I recently left a job in a large organisation to go to a smaller one to gain better experience, prestige of the new company and forge a new career. I anticipated being there 2 years, learning lots, making my mark etc.
2.5 months in, I am really miserable :-( We are really on a financial tredmill and even though our incomes are quite high we live in SE England and so it is very expensive and after childcare and travel I don't really have much money left of my salary. Debt isn't going down. I hate the job, I miss my children, DS1 has some needs to do with diet/illness that I'm not meeting and I'd quite like a third child. I'd like to take him to scouts. I'd like to start my own business, DS2 will be eligible for the state nursery funding after xmas and so I could get something off the ground, I have a few ideas. Mostly though, I want to be with my children. I keep crying and think if this carries on I will probably suffer with my mental health:-(
So....am I mad giving up a well paid salary in the current climate? Even though I hate the job and think I'd be better off without working? Am I missing something? Just overreacting?
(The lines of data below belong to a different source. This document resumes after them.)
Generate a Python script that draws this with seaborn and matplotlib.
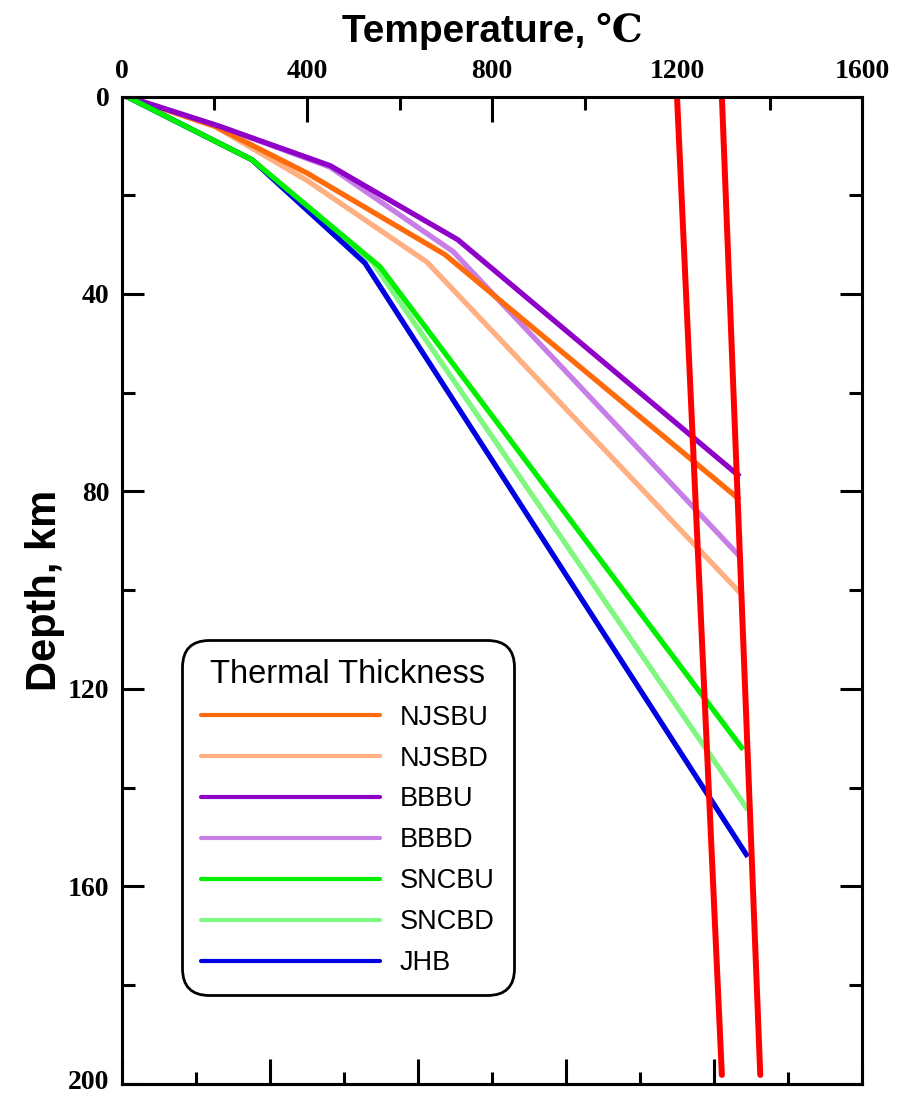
import matplotlib
matplotlib.use('Agg')
import matplotlib.pyplot as plt
import matplotlib.transforms as mtransforms
import seaborn as sns
import pandas as pd
import numpy as np
from matplotlib.ticker import MultipleLocator, NullFormatter

# Geotherms: temperature (C) and depth (km)
names = ['NJSBU', 'NJSBD', 'BBBU', 'BBBD', 'SNCBU', 'SNCBD', 'JHB']
temps = {
    'NJSBU': [10, 200, 400, 698, 1336],
    'NJSBD': [10, 200, 400, 659, 1336],
    'BBBU':  [10, 210, 450, 726, 1336],
    'BBBD':  [10, 210, 450, 716, 1336],
    'SNCBU': [10, 281, 558, 1343],
    'SNCBD': [10, 281, 543, 1353],
    'JHB':   [10, 281, 525, 1353],
}
depths = {
    'NJSBU': [0, 6, 15.5, 32, 81.7],
    'NJSBD': [0, 6, 17, 33.5, 100.5],
    'BBBU':  [0, 6, 14, 29, 77],
    'BBBD':  [0, 6, 14.3, 31.4, 93.2],
    'SNCBU': [0, 12.8, 34.5, 132.3],
    'SNCBD': [0, 12.8, 33.7, 144.5],
    'JHB':   [0, 12.8, 33.7, 154],
}
colors = {
    'NJSBU': '#ff6a0a', 'NJSBD': '#ffb083', 'BBBU': '#8f00c8',
    'BBBD': '#c77ee6', 'SNCBU': '#00f000', 'SNCBD': '#80f780', 'JHB': '#0000e0',
}

# Red reference lines (solidus/adiabat)
red_temps = [[1200, 1297], [1297, 1380]]
red_depths = [[0, 198.2], [0, 198.2]]

sns.set_style('ticks')
plt.rcParams['axes.linewidth'] = 2.2
for k in ['text.color', 'axes.labelcolor', 'xtick.color', 'ytick.color', 'axes.edgecolor']:
    plt.rcParams[k] = 'black'

fig = plt.figure(figsize=(8.97, 10.97), dpi=100, facecolor='white')
ax = fig.add_axes([0.136, 0.012, 0.825, 0.9])
ax.set_facecolor('white')

# draw light ones first so the dark ones sit on top
draw_order = ['NJSBD', 'BBBD', 'NJSBU', 'BBBU', 'SNCBD', 'JHB', 'SNCBU']
for name in draw_order:
    df = pd.DataFrame({'T': temps[name], 'D': depths[name]})
    sns.lineplot(data=df, x='T', y='D', sort=False, color=colors[name],
                 linewidth=3.8, ax=ax, label=name, solid_capstyle='butt')

for t, d in zip(red_temps, red_depths):
    df = pd.DataFrame({'T': t, 'D': d})
    sns.lineplot(data=df, x='T', y='D', sort=False, color='#ff0000',
                 linewidth=4.3, ax=ax, legend=False)

ax.set_xlim(0, 1600)
ax.set_ylim(200, 0)

# top axis with labels
ax.xaxis.tick_top()
ax.xaxis.set_label_position('top')
ax.xaxis.set_major_locator(MultipleLocator(400))
ax.xaxis.set_minor_locator(MultipleLocator(200))
ax.yaxis.set_major_locator(MultipleLocator(40))
ax.yaxis.set_minor_locator(MultipleLocator(20))
ax.tick_params(axis='x', which='major', direction='in', length=18, width=2.2, pad=9,
               top=True, bottom=False)
ax.tick_params(axis='x', which='minor', direction='in', length=9.5, width=2.2,
               top=True, bottom=False)
ax.tick_params(axis='y', which='major', direction='in', length=16, width=2.2, pad=9,
               left=True, right=True)
ax.tick_params(axis='y', which='minor', direction='in', length=9.5, width=2.2,
               left=True, right=True)
for lab in ax.get_xticklabels() + ax.get_yticklabels():
    lab.set_fontfamily('Liberation Serif')
    lab.set_fontweight('bold')
    lab.set_fontsize(20)
    lab.set_color('black')

# nudge the bottom "200" label up a little so it stays inside the figure
fig.canvas.draw()
ytl = [l for l in ax.get_yticklabels() if l.get_text() == '200']
for l in ytl:
    l.set_transform(l.get_transform() +
                    mtransforms.ScaledTranslation(0, 3 / 72, fig.dpi_scale_trans))

# bottom axis: unlabelled ticks every 160
sec = ax.secondary_xaxis('bottom')
sec.xaxis.set_major_locator(MultipleLocator(320))
sec.xaxis.set_minor_locator(MultipleLocator(160))
sec.xaxis.set_major_formatter(NullFormatter())
sec.tick_params(axis='x', which='major', direction='in', length=18, width=2.2)
sec.tick_params(axis='x', which='minor', direction='in', length=9, width=2.2)
sec.spines['bottom'].set_linewidth(2.2)

for s in ax.spines.values():
    s.set_linewidth(2.2)
    s.set_color('black')

ax.set_xlabel('Temperature, \u2103', fontsize=28, fontweight='bold', color='black',
              family=['Liberation Sans', 'DejaVu Serif'], labelpad=12)
ax.set_ylabel('Depth, km', fontsize=30, fontweight='bold', color='black',
              family='Liberation Sans', labelpad=2)

# legend in the listed order
lines = {l.get_label(): l for l in ax.get_lines()}
leg = ax.legend([lines[n] for n in names], names, title='Thermal Thickness',
                loc='lower left', bbox_to_anchor=(0.081, 0.090), borderaxespad=0,
                frameon=True, fancybox=True, edgecolor='black', framealpha=1,
                prop={'family': 'Liberation Sans', 'size': 19.5},
                title_fontproperties={'family': 'Liberation Sans', 'size': 23.5},
                handlelength=6.6, handletextpad=0.75, labelspacing=0.55,
                borderpad=0.7, alignment='center')
leg.get_frame().set_linewidth(2.0)
leg.get_frame().set_boxstyle('round', pad=0.0, rounding_size=1.0)
for h in leg.get_lines():
    h.set_linewidth(3.0)
    h.set_solid_capstyle('round')
for t in leg.get_texts() + [leg.get_title()]:
    t.set_color('black')

fig.savefig('out.png', dpi=100, facecolor='white')
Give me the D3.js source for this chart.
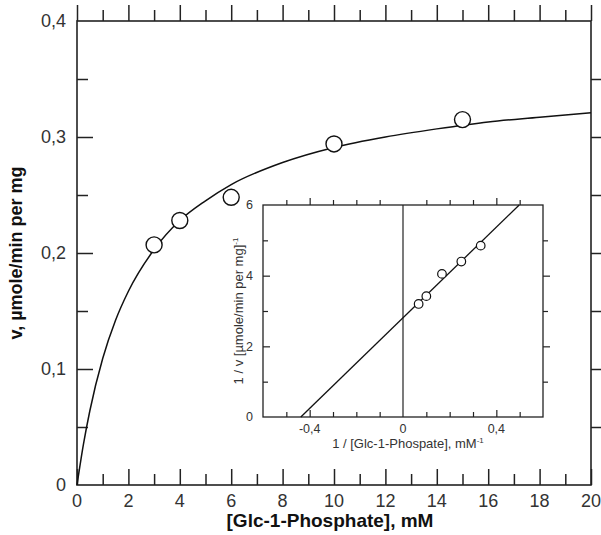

The long term plan is to bring in some extra cash, DH to persue his career (he has taken a back seat sorting school drop off etc. and has been offered a good contract to go full time) and if we enjoy the new set up then maybe move somewhere cheaper.
I feel really embarrassed regarding my new employer. I feel like I would be letting them down and admitting a woman can't do it all as it is a fairly senior role with many senior female managers in the company. I can't sacrifice my happiness for my pride and feminist principles though can I? Oh this is all such a mess. I am in a probationary period which mentions 2 weeks termination of employment but is that for the employer not for me? It doesn't specifically say about notice.
If it all goes tits up I do have qualifications and experience and could be a locum in my profession fairly easily.
Please can anyone advise or has anyone else been here?